Director: Richard LaGravenese
Staring: Alice Englert, Alden Ehrenreich, Jeremy Irons, Viola Davis, Emma Thompson
Normal teens have to worry about passing their driver’s test, but Lena Duchannes (Alice Englert) has more on her mind than hands on ten and two as the clock counts down to her sixteenth birthday. As stars and cosmos align Lena finds herself in the role of the pawn that would be Queen in a battle between dark and light. There’s plenty to worry about with a siren for a cousin, and a mother that prefers taking up residence in a prim member of the local town folk over booking a hotel when she drops by for a visit. In a case of Nature vs. Nietzsche she’s faced with the pressing question- How far does the apple really fall from the tree?
On the moonrise of her witchy Southern sweet-sixteen Lena’s life will change forever, ending with her either the belle or the beast of the ball. Fearing that the past will repeat itself, she must find a way to break free of her would be fate, but finds out freedom comes with a price.
Beautiful Creatures is a tale about the growing pains of the not so immortal. Apparently new schools, new towns, and first loves don’t get any easier with magic powers. The film is directed and adapted by Richard LaGravenese from the first book in the Caster Chronicles book series, written by Kami Garcia and Margaret Stohl. Jeremy Irons gives a nice performance as the eccentric yet gentile Macon Ravenwood, who Lena moves to the tiny burg of Gatlin to live with only to find family reputation precedes her and a clique of conservative locals are less than eager to roll out the welcome mat. It also stars Alden Ehrenreich as Ethan Wate, the polite bookworm turned heartthrob who becomes obsessed with Lena when he’s convinced she is the literal girl of his dreams.

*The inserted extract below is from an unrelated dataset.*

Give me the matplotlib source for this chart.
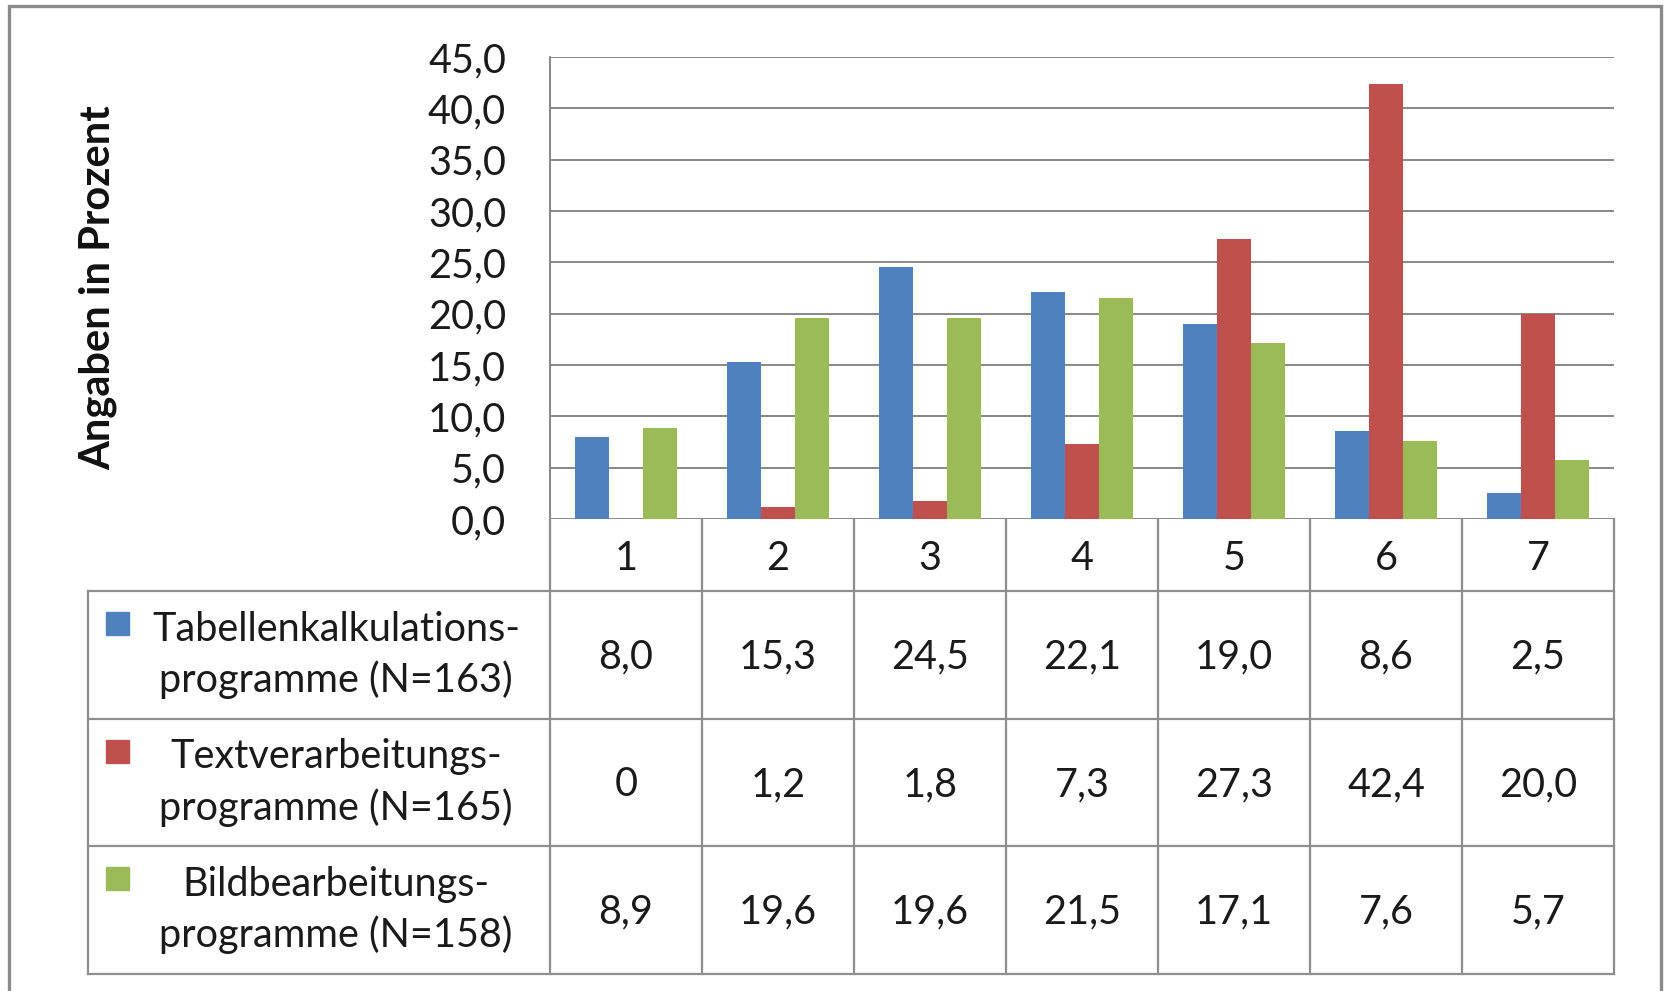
import matplotlib
matplotlib.use("Agg")
import matplotlib.pyplot as plt
from matplotlib.patches import Rectangle

# ---------------- data ----------------
categories = ["1", "2", "3", "4", "5", "6", "7"]
series_names = [
    "Tabellenkalkulations-\nprogramme (N=163)",
    "Textverarbeitungs-\nprogramme (N=165)",
    "Bildbearbeitungs-\nprogramme (N=158)",
]
tabellen = [8.0, 15.3, 24.5, 22.1, 19.0, 8.6, 2.5]
textverarb = [0, 1.2, 1.8, 7.3, 27.3, 42.4, 20.0]
bildbearb = [8.9, 19.6, 19.6, 21.5, 17.1, 7.6, 5.7]
yticks = [0, 5, 10, 15, 20, 25, 30, 35, 40, 45]
ylabel = "Angaben in Prozent"

series = [tabellen, textverarb, bildbearb]
colors = ["#4F81BD", "#C0504D", "#9BBB59"]
grid_c = "#878787"
line_c = "#8E8E8E"
FONT = "Lato"
FS = 28.5

def de(v, zero_plain=False):
    if zero_plain and v == 0:
        return "0"
    return f"{v:.1f}".replace(".", ",")

# ---------------- layout (pixels) ----------------
W, H = 1665, 991
fig = plt.figure(figsize=(W / 100, H / 100), dpi=100)
fig.patch.set_facecolor("white")

def fx(px):
    return px / W

def fy(py):
    return 1 - py / H

PL, PR, PT, PB = 550, 1614, 57, 519
ax = fig.add_axes([fx(PL), fy(PB), fx(PR) - fx(PL), fy(PT) - fy(PB)])

n = len(categories)
x = list(range(n))
bw = 1 / 4.5
for i, (vals, c) in enumerate(zip(series, colors)):
    ax.bar([xi + (i - 1) * bw for xi in x], vals, width=bw, color=c,
           linewidth=0, zorder=3)

ax.set_xlim(-0.5, n - 0.5)
ax.set_ylim(0, 45)
ax.set_yticks(yticks)
ax.set_yticklabels([de(v) for v in yticks], fontsize=FS, family=FONT,
                   color="#1a1a1a")
ax.tick_params(axis="y", length=0, pad=31.5)
ax.set_xticks([])
for v in yticks:
    ax.axhline(v, color=grid_c, lw=1.4, zorder=1)
for s in ["top", "right", "bottom"]:
    ax.spines[s].set_visible(False)
ax.spines["left"].set_color(grid_c)
ax.spines["left"].set_linewidth(1.4)
ax.set_facecolor("none")

fig.text(fx(98), fy(288), ylabel, rotation=90, ha="center", va="center",
         fontsize=30, fontweight="bold", family=FONT, color="#111111")

# ---------------- data table ----------------
TL, TT, TB = 88, 519, 974
left_units = (PL - TL) / ((PR - PL) / n)
tax = fig.add_axes([fx(TL), fy(TB), fx(PR) - fx(TL), fy(TT) - fy(TB)])
tax.set_xlim(-0.5 - left_units, n - 0.5)
tax.set_ylim(TB - TT, 0)
tax.axis("off")

hdr = 72
rowh = (TB - TT - hdr) / 3
xl = -0.5 - left_units
lw = 1.6
for k in range(n + 1):
    tax.plot([k - 0.5, k - 0.5], [0, TB - TT], color=line_c, lw=lw,
             clip_on=False)
tax.plot([xl, xl], [hdr, TB - TT], color=line_c, lw=lw, clip_on=False)
for r in range(4):
    yy = hdr + r * rowh
    tax.plot([xl, n - 0.5], [yy, yy], color=line_c, lw=lw, clip_on=False)

for k, c in enumerate(categories):
    tax.text(k, hdr / 2 + 3, c, ha="center", va="center", fontsize=FS,
             family=FONT, color="#1a1a1a")

px_unit = (PR - PL) / n
for r, (name, vals, c) in enumerate(zip(series_names, series, colors)):
    yc = hdr + r * rowh + rowh / 2
    for k, v in enumerate(vals):
        tax.text(k, yc + 2, de(v, zero_plain=True), ha="center", va="center",
                 fontsize=FS, family=FONT, color="#1a1a1a")
    kx = xl + (106 - TL) / px_unit
    ky = hdr + r * rowh + 21
    tax.add_patch(Rectangle((kx, ky), 23 / px_unit, 23, color=c,
                            clip_on=False))
    tax.text(xl + (336 - TL) / px_unit, yc, name, ha="center",
             va="center", multialignment="center", fontsize=FS,
             family=FONT, color="#1a1a1a", linespacing=1.4)

fig.patches.append(Rectangle((fx(9), fy(1010)), fx(1661) - fx(9),
                             fy(6) - fy(1010), transform=fig.transFigure,
                             fill=False, edgecolor="#8A8A8A", lw=2.4))

fig.savefig("out.png", dpi=100, facecolor="white")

Beautiful Creatures has a peculiar love affair with books almost as strong as the star-crossed teens passion for each other. The film is filled with scenes at libraries and seems enraptured with the notion of the literate-and-hunky type being a romantic ideal as lovebirds share Summer reading lists and lines of Bukowski among stolen kisses. Viewers may also be somewhat surprised to find that sprinkled in between the drama and heartache are plenty of moments of cutesy humor and gags. Englert and Ehrenreich play their roles with a heavy dose of young and awkward. This, along with the broad colorful characters and world, give the movie an almost theatrical quality that sets it apart from other supernatural romance properties that lean more towards the dramatic. While Beautiful Creatures may not be ready to take up Twilight’s mantle just yet, viewers and yet to be introduced readers will also likely not find it to be quite as polarizing.
Beautiful Creatures is out in theaters Valentine’s Day.